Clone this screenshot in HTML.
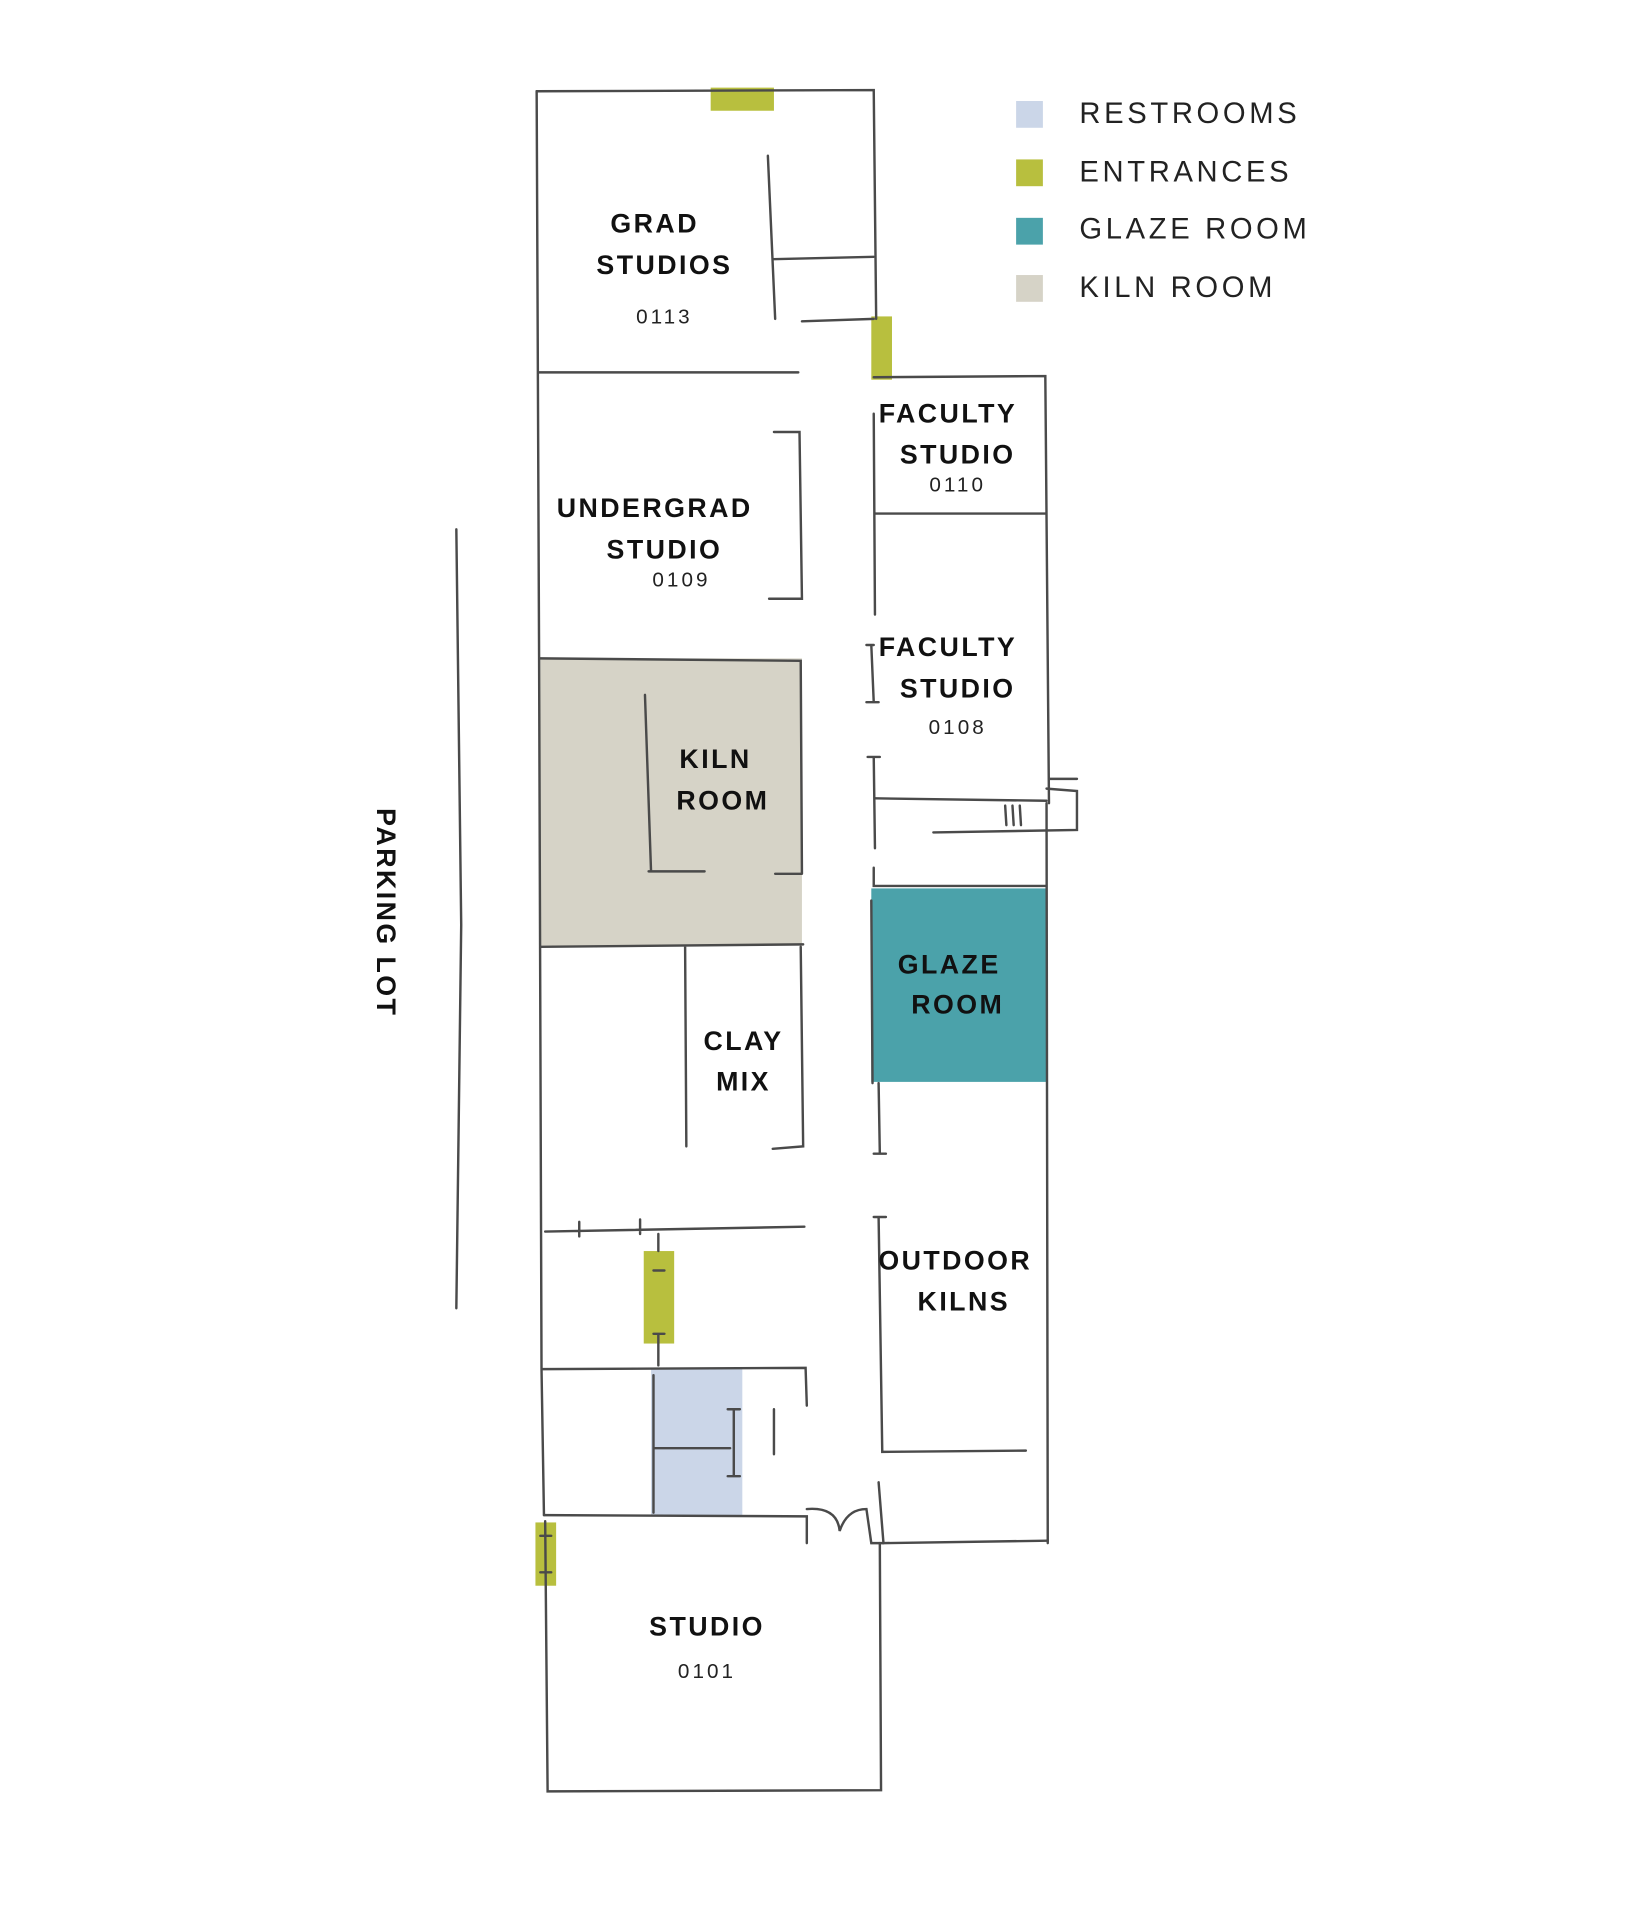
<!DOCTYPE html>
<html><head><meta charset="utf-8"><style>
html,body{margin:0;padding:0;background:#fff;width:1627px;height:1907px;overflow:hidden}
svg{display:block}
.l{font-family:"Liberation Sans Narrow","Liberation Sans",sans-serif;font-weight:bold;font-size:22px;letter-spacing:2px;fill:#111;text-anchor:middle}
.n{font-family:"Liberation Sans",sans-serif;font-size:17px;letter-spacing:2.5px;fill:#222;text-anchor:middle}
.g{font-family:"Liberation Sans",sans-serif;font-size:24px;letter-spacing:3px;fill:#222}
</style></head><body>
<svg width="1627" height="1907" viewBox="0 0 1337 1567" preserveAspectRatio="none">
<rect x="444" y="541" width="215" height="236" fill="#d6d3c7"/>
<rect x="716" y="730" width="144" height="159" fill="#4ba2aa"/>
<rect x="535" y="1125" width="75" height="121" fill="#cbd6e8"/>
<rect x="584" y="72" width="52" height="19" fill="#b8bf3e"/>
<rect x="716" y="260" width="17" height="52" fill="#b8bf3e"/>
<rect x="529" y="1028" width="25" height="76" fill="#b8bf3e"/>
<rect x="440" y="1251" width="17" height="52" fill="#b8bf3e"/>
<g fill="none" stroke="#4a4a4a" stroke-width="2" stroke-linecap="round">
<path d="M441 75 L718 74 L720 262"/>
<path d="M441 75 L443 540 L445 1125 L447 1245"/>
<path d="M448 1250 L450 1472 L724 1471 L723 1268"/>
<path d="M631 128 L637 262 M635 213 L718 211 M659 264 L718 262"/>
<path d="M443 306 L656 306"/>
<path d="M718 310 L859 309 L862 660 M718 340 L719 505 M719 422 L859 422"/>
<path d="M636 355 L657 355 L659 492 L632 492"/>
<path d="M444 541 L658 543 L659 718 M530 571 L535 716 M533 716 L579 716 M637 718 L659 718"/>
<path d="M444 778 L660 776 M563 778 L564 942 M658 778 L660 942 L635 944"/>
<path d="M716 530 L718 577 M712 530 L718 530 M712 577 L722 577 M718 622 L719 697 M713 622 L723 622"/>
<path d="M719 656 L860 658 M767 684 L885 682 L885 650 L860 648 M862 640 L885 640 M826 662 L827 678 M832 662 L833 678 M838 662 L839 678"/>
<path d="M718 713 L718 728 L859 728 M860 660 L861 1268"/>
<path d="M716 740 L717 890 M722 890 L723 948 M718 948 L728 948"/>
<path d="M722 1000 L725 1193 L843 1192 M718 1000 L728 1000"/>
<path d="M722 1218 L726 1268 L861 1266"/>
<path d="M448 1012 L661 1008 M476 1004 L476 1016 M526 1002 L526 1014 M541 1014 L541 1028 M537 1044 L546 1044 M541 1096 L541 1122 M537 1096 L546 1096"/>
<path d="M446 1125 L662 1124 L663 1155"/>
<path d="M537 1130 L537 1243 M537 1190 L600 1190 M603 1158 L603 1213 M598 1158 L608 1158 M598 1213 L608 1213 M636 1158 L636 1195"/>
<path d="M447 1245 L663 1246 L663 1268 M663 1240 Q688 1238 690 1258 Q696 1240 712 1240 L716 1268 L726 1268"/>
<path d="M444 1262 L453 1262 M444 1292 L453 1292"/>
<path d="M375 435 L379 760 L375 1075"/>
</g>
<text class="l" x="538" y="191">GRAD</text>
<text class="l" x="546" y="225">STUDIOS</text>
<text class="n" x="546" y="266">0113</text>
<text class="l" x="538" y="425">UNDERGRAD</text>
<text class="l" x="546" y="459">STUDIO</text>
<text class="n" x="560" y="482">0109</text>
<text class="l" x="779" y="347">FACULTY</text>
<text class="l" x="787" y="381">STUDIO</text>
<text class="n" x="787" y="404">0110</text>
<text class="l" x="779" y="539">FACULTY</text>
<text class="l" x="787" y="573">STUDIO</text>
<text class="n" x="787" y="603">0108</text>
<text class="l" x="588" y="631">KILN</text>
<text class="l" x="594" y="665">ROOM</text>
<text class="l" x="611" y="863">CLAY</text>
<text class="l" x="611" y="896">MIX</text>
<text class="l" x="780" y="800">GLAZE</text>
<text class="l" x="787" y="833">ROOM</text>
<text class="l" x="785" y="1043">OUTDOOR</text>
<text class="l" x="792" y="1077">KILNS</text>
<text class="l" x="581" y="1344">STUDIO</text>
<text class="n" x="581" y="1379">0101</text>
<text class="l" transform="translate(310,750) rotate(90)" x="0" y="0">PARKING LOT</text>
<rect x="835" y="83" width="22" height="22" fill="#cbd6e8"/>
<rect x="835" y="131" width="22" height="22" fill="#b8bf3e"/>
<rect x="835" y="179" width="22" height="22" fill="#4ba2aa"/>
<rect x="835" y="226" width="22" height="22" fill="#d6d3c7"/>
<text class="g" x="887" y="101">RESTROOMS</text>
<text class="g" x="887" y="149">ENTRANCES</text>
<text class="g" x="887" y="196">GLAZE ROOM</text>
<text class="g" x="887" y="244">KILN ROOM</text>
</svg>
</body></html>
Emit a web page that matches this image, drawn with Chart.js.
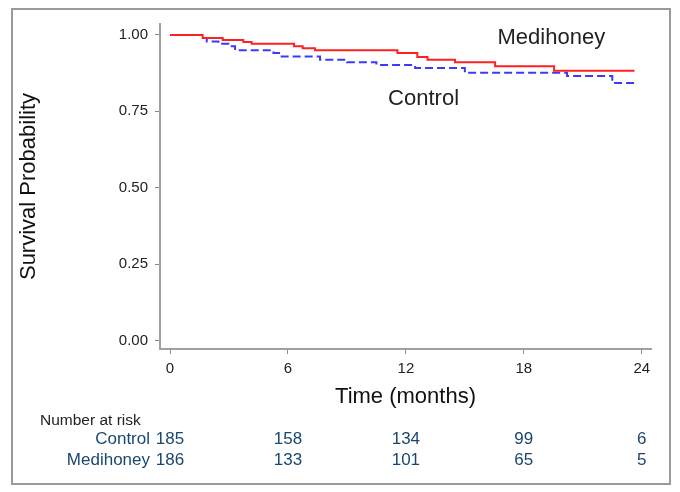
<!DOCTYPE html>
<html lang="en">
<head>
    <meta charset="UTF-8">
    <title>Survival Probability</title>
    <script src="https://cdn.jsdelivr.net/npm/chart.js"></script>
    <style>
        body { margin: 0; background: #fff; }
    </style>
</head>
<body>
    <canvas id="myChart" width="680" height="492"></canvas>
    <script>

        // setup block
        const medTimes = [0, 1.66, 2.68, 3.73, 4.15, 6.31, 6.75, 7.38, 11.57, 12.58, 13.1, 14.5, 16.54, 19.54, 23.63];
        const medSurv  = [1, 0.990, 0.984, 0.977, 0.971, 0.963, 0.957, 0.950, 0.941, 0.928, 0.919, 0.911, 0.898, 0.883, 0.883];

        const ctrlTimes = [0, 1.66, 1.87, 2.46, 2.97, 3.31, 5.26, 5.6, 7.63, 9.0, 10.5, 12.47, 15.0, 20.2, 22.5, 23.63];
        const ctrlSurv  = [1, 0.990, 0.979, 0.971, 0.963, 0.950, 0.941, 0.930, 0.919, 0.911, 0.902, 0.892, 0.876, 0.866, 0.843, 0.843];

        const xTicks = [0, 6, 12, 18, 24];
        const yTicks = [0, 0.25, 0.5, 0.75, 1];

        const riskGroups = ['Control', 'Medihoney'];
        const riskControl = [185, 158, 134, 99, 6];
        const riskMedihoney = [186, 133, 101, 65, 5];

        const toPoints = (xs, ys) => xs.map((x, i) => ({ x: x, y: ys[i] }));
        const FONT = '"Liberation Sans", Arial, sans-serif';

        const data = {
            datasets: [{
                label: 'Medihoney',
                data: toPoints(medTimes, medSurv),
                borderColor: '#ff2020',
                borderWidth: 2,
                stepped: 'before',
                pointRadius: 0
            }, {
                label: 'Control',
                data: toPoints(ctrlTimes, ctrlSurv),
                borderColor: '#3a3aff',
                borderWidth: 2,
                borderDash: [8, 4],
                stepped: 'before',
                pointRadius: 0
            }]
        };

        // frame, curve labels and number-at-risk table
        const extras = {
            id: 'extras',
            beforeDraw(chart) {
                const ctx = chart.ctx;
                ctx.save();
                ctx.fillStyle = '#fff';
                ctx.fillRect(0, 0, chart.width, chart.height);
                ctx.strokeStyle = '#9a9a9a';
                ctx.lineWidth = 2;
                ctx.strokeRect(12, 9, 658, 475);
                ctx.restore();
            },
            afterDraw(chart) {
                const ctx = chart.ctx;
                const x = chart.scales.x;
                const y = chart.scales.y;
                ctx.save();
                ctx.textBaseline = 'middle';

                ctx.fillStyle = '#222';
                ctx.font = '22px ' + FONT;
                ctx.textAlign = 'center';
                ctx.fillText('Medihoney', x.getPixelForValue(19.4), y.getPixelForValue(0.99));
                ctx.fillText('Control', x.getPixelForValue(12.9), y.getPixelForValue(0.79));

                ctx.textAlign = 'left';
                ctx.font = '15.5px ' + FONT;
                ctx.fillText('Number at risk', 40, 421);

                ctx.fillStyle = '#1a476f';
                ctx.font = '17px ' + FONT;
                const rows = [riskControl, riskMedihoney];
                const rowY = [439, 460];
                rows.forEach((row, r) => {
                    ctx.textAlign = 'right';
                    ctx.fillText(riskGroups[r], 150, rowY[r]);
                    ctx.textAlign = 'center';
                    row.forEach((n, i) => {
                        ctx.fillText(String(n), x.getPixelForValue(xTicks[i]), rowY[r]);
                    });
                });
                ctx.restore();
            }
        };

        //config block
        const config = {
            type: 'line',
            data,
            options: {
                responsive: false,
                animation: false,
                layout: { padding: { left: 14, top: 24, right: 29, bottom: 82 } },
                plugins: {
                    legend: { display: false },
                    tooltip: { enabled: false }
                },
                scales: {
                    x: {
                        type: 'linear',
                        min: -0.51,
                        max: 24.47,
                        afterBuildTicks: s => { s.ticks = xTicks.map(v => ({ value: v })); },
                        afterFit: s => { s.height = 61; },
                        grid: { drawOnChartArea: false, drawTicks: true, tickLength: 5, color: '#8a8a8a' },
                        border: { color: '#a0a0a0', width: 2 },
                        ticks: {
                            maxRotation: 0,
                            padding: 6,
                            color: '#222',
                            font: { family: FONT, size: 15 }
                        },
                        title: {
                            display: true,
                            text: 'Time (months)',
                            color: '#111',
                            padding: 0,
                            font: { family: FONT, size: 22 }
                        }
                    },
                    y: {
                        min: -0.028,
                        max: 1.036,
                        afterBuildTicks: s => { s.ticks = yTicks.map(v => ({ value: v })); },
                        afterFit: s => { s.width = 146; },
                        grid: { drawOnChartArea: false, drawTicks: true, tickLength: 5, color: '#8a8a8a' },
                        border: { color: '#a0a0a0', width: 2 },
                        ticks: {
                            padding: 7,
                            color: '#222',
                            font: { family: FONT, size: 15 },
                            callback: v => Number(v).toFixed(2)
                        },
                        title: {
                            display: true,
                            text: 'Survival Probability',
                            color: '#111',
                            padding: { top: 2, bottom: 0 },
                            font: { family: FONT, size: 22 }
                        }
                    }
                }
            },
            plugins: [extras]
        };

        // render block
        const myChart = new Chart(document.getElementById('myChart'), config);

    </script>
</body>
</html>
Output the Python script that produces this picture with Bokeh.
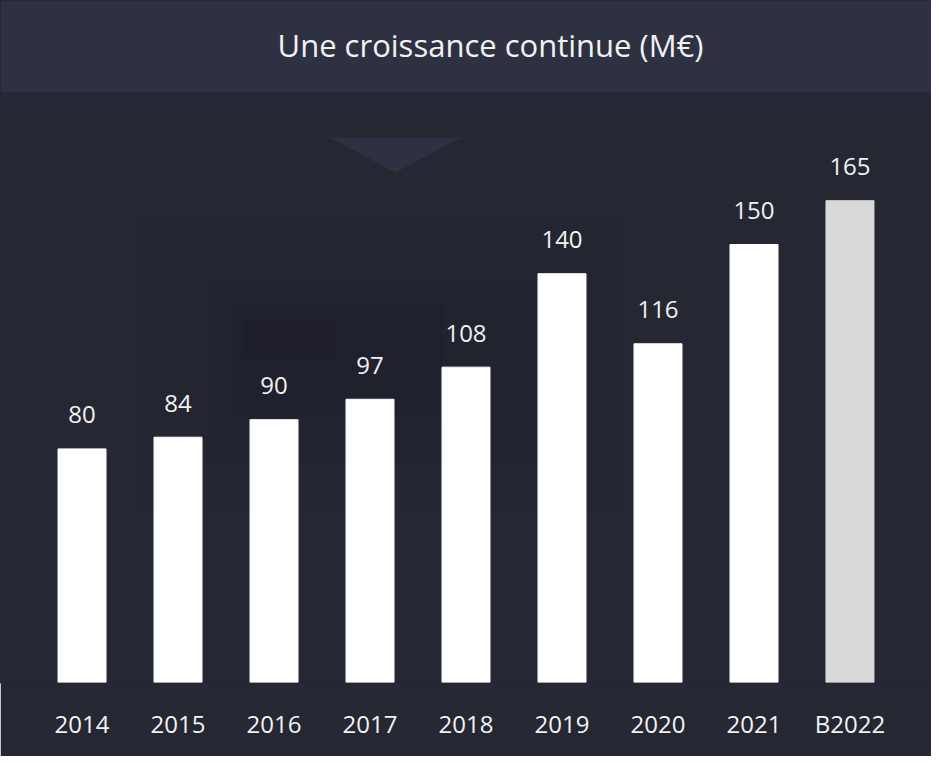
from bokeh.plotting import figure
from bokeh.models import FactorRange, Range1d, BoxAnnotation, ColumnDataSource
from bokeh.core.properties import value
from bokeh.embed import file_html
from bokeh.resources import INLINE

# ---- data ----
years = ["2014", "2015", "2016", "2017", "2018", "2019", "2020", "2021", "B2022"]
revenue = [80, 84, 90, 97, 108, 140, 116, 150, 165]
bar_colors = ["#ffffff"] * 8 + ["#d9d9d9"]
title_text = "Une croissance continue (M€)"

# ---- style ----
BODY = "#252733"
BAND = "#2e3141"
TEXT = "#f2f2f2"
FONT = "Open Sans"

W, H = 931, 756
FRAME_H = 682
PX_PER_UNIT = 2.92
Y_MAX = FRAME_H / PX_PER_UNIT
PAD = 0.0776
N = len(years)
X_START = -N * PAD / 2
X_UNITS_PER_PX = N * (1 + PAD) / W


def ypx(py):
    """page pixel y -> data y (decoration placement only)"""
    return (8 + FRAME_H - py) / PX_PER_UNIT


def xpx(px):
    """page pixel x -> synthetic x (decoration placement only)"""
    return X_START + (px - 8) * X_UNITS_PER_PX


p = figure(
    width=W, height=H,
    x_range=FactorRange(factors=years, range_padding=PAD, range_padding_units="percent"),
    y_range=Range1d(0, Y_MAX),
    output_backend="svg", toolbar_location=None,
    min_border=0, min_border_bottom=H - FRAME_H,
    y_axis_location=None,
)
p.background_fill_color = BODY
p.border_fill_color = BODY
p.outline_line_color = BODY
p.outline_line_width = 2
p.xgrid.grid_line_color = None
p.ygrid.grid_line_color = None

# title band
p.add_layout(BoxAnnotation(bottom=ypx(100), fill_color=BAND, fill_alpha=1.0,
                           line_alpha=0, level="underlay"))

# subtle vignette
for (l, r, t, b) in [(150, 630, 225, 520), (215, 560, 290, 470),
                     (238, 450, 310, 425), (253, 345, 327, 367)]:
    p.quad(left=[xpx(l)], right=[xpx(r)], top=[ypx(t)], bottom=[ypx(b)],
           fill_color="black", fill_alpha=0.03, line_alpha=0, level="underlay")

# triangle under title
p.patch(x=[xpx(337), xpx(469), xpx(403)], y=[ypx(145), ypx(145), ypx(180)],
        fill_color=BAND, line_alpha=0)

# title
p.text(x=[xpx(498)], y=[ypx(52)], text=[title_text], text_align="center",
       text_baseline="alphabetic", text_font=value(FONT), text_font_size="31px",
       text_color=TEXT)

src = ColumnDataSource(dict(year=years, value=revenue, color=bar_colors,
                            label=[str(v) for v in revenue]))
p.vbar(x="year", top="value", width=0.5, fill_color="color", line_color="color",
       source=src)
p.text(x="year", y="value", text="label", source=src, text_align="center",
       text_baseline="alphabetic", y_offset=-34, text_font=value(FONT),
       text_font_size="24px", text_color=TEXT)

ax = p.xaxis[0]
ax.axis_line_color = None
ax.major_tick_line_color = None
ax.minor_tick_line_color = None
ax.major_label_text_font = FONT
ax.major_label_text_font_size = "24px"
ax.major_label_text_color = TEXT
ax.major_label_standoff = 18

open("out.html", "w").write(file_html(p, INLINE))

### Work required
Extract exactly, and only, the lines from the one with "Emit a web page" to the one with "const yTicks = [0, 0.25, 0.5, 0.75, 1];", both ends counted. Leave the images behind.

### Expected answer
Emit a web page that matches this image, drawn with Chart.js.
<!DOCTYPE html>
<html lang="en">
<head>
    <meta charset="UTF-8">
    <title>Survival Probability</title>
    <script src="https://cdn.jsdelivr.net/npm/chart.js"></script>
    <style>
        body { margin: 0; background: #fff; }
    </style>
</head>
<body>
    <canvas id="myChart" width="680" height="492"></canvas>
    <script>

        // setup block
        const medTimes = [0, 1.66, 2.68, 3.73, 4.15, 6.31, 6.75, 7.38, 11.57, 12.58, 13.1, 14.5, 16.54, 19.54, 23.63];
        const medSurv  = [1, 0.990, 0.984, 0.977, 0.971, 0.963, 0.957, 0.950, 0.941, 0.928, 0.919, 0.911, 0.898, 0.883, 0.883];

        const ctrlTimes = [0, 1.66, 1.87, 2.46, 2.97, 3.31, 5.26, 5.6, 7.63, 9.0, 10.5, 12.47, 15.0, 20.2, 22.5, 23.63];
        const ctrlSurv  = [1, 0.990, 0.979, 0.971, 0.963, 0.950, 0.941, 0.930, 0.919, 0.911, 0.902, 0.892, 0.876, 0.866, 0.843, 0.843];

        const xTicks = [0, 6, 12, 18, 24];
        const yTicks = [0, 0.25, 0.5, 0.75, 1];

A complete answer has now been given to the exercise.